Brendan Dawes
The Art of Form and Code

Brendandawes.com; after the simplicity bomb

On October 2nd 2010 I nuked my site with what I called the simplicity bomb. Out of the rubble came a much simpler site designed to not only bring content to the front but put in a place a system — indexhibit — that allowed me to concentrate on creating content and not have to think about the mechanism for displaying that content. I really didn't want to have to think about "web design".

Just over four months on what's been the effect of going for the nuclear option?

Well there's been several effects from the fallout. It's been completely liberating from a creative point of view — any type of content I put up is presented clearly without fuss or noise; I don't even have to decide what section it fits in as there are no sections and no categories. Less decisions for me to make, less time wasted. I can't tell you how liberating this is.

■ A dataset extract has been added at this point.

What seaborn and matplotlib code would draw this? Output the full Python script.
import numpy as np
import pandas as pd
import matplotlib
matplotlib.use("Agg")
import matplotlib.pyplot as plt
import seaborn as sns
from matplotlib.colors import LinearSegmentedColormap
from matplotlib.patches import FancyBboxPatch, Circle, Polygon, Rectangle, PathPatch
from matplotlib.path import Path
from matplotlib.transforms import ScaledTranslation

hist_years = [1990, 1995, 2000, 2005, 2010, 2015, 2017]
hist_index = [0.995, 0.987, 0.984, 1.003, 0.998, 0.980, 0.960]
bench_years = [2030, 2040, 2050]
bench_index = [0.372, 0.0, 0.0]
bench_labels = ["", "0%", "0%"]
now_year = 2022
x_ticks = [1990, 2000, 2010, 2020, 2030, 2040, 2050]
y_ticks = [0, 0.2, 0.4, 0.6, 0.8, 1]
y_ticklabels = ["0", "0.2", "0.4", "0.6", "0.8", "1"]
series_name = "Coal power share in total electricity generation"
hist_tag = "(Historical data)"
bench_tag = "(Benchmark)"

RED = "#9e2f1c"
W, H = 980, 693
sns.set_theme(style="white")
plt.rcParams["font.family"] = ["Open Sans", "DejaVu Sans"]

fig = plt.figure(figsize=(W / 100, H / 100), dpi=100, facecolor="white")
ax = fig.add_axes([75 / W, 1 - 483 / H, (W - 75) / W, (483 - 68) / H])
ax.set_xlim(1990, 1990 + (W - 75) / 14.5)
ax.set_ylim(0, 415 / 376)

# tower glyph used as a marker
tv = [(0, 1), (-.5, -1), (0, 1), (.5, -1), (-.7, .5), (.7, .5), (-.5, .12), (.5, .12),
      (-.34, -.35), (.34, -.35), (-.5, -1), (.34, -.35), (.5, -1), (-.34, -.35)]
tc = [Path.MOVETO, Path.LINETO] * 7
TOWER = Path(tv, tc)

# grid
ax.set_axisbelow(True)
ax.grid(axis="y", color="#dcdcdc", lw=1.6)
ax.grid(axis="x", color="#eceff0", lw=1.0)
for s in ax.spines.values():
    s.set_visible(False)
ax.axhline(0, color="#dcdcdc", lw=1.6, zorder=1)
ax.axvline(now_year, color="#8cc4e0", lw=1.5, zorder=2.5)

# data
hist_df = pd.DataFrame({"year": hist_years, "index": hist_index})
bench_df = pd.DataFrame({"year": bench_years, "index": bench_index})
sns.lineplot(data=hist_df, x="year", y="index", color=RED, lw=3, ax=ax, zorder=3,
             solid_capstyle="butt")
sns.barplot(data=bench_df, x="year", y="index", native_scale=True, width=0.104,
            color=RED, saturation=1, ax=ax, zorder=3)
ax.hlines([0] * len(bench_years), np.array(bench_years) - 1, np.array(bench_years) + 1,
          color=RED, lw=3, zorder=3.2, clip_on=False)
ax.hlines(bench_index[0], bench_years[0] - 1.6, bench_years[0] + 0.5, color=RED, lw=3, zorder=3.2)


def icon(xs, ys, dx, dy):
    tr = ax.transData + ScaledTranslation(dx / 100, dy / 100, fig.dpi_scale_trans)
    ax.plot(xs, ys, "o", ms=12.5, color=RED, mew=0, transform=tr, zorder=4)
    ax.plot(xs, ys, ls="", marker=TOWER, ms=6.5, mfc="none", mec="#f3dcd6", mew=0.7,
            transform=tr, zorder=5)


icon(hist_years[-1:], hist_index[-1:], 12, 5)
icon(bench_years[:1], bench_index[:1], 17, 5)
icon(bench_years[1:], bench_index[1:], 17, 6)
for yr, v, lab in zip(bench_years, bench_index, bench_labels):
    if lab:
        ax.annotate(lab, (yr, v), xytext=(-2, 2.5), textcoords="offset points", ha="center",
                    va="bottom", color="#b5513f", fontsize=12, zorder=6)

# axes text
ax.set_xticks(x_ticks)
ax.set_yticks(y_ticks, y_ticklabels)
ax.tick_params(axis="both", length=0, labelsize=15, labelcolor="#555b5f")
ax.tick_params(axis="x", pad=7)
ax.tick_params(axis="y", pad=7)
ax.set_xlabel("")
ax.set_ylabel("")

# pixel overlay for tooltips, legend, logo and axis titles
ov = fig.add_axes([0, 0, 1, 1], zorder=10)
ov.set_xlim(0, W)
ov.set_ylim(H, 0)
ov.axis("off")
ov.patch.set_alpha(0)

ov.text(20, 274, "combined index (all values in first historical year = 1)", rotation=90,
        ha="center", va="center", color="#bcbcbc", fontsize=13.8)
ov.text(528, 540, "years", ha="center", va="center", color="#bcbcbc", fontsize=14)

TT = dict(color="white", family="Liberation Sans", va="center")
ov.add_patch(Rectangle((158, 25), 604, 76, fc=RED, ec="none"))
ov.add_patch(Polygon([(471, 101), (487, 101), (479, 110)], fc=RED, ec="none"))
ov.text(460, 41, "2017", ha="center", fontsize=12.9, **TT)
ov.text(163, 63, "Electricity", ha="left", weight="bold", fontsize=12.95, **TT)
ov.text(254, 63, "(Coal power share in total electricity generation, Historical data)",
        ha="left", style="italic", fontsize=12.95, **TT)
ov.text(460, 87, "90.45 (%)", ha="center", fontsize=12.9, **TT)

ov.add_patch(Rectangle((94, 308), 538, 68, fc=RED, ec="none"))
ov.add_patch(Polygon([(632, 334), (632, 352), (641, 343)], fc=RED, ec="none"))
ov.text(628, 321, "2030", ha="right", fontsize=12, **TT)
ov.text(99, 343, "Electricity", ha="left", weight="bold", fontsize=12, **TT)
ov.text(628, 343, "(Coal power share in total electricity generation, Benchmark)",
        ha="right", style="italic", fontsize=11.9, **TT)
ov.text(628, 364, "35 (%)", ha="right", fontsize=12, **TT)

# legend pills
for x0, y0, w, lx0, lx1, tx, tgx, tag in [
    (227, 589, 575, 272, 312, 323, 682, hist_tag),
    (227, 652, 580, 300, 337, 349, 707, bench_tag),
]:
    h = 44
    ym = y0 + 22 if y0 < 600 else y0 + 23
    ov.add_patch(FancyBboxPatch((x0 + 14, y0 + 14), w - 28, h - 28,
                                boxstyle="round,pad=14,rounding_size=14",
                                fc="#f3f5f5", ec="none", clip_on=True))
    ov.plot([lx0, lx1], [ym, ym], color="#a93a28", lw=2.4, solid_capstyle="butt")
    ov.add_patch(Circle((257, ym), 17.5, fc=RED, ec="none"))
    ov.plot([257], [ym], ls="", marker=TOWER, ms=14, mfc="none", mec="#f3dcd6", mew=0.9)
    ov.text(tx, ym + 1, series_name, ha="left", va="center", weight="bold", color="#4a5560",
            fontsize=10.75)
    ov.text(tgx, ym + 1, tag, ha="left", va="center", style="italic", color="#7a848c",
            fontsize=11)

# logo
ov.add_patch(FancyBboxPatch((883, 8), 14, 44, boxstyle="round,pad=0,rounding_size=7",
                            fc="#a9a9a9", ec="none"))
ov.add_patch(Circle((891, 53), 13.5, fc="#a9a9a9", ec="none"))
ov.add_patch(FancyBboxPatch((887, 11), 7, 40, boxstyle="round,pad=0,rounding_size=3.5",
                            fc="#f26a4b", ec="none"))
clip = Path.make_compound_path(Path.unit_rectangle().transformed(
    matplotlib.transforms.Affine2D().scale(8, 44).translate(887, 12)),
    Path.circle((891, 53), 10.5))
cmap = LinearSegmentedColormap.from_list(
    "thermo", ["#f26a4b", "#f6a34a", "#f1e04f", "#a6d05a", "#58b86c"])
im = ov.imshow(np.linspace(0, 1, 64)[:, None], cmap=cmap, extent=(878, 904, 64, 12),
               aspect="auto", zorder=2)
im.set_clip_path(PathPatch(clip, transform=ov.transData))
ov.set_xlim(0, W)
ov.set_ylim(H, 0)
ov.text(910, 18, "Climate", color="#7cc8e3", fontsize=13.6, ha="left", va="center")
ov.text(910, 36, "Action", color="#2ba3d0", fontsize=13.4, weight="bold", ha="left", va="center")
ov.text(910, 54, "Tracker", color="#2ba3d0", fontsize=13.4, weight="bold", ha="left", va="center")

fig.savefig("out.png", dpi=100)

Because there are no categories everything is there on the first page; no sub-navigation, no hierarchy to traverse. Everything in a list. Simple.

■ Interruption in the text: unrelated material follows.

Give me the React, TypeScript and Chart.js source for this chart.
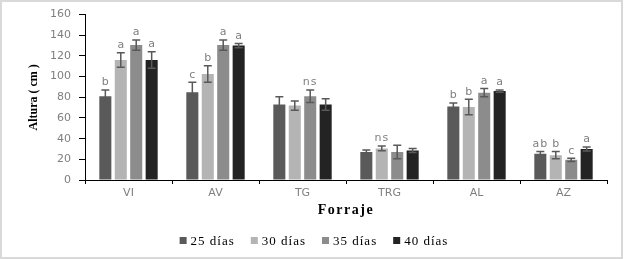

Going off my stats, people find things much more than they did before; the bounce rate has dropped, the session length increased and the amount of people tweeting and sharing work has also increased.

But being me I started to play around with how it looked, at one point adding a slideshow of my work on the homepage. A few weeks later I removed it. I just preferred the simplicity of how it was before. There was space, there was room to breathe. Whenever I think about adding any new features to the site I ask myself "can it be justified?" More features does not make a better product.

Of course indexhibit is not perfect; there's no RSS feed (though you can hack one together) and I really need to work on making it look better on mobile devices. But even with those quirks I've finally found a system that is simple, uncomplicated and invisible.